Measured in terms of GDP, China is now the fourth largest economy in the world, and since 2000, its contribution to global GDP growth (in purchasing power parity terms) has been larger than that of the US and more than half as big again as the combined contribution of the three next-largest emerging economies (India, Brazil and Russia). Indeed, all the signs point to the US now viewing China as the major threat to its economic and military hegemony: According to the US National Intelligence Council’s November 2005 global outlook, entitled Mapping the Global Future, "In the same way that commentators refer to the 1900s as the 'American Century,' the 21st century may be seen as a time when Asia, led by China and India, comes into its own."
Market reform has unleashed the potential of China’s labour force into export-oriented manufacturing industries, creating a nascent middle class eager for levels of consumption comparable to their Western counterparts. However, it has also created socials tensions as farmers are pushed of their land by development and millions of older workers are deprived of their jobs by reforms to State Owned Enterprises.
ODS maintains that China may shortly reach a milestone in its economic development where the main engine of its growth moves from being exports to Western markets to its own domestic markets and that the emergence of China as a consumer society will have profound global implications.
Guangdong is of particular importance because it is at the leading edge of China’s development and often sets trends that then spread to the rest of the country.
Drawing on data gathered from China’s National Bureau of Statistics and supplemented by the United Nations Development Programme’s Human Development Report and other sources, the aim of this report is to provide a detailed explanation of current trends in the province of Guangdong, China’s fourth largest province by population and its economic powerhouse, from two perspectives: those concerned with domestic consumption trends within China and the market opportunities they are likely to provide and those interested in the state of the country’s export-oriented economic sector, particularly its potential as a recipient of foreign capital.

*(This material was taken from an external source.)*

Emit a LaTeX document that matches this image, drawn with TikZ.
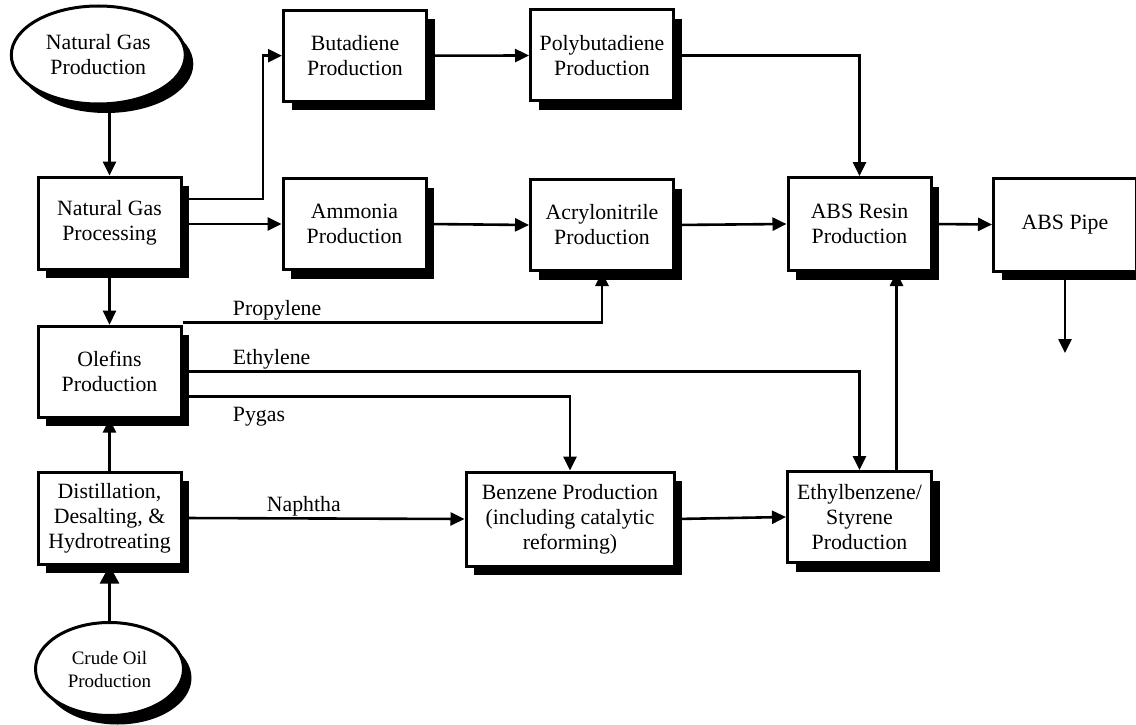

As well as covering such topics as GDP, incomes, trade, consumption patterns, foreign investment, transport and telecommunications infrastructure, government, administration and the labour market, the report also provides a considerable body of socio-economic research on such topics as social insurance, healthcare and education as ODS believes that trends in these areas are crucial to understanding likely future outcomes in Guangdong, as well as China as a whole.